Nazi Collaboration and Assassination.

Morris was invited to attend the 1936 Summer Olympics by Adolf Hitler and historian Anne Sebba stated that Morris was an honored guest.

During World War II and the German occupation of France, Morris served as a collaborationist for the Nazis and Vichy France. The nature of her accused collaboration varies, with some, such as writer Raymond Ruffin, claiming one of her main responsibilities during the war was to foil the operation of the Special Operations Executive, a British-run organization that helped the Resistance. He also suggested that, as well as being a spy for the Nazis, she would have been involved in the torture of suspects, and for all of these activities, she was sentenced to death in absentia.
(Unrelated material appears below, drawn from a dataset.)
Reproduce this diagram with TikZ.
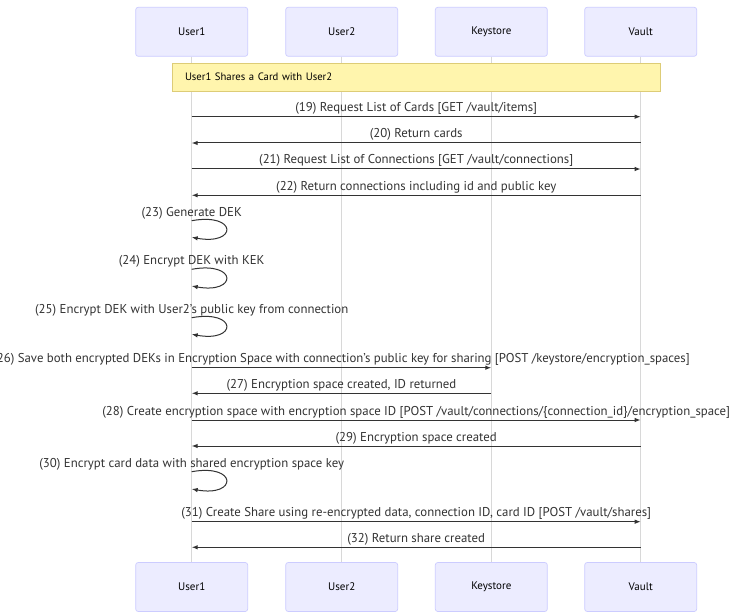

Although Morris sourced black-market petrol for the Nazis, ran a garage for the Luftwaffe, and drove for the Nazi and Vichy hierarchy, others state that this appears to be the limit of her collaboration – and was in any case what she did before the fall of France – and that no evidence exists to support Ruffin’s claim that she was involved either in spying or torturing, but perhaps that she was a suitable scapegoat, especially considering her comments before the war. Whether or not it is accurate, her reputation for involvement in torture and enjoying it led her to become known popularly as the “hyena of the Gestapo.”

On 26 April 1944, while driving in her Citroën Traction Avant on a country road from Lieurey to Épaignes in Normandy with the Bailleul family, who were favorably positioned with the Nazi regime in France, Morris’ car sputtered and came to a halt. Earlier in the day, the engine had been tampered with by maquisards of the French Resistance Maquis Surcouf group. Resistance members then emerged from a hiding spot and opened fire on the car. The three adults and two children in the car were killed. Ruffin claimed that Morris was the target, but Bonnet states this is not clear, given the influence of the Bailleul family with the Nazis. Her body, riddled with bullets, was taken to a morgue, where it remained for months, unclaimed. She was buried in an unmarked communal grave.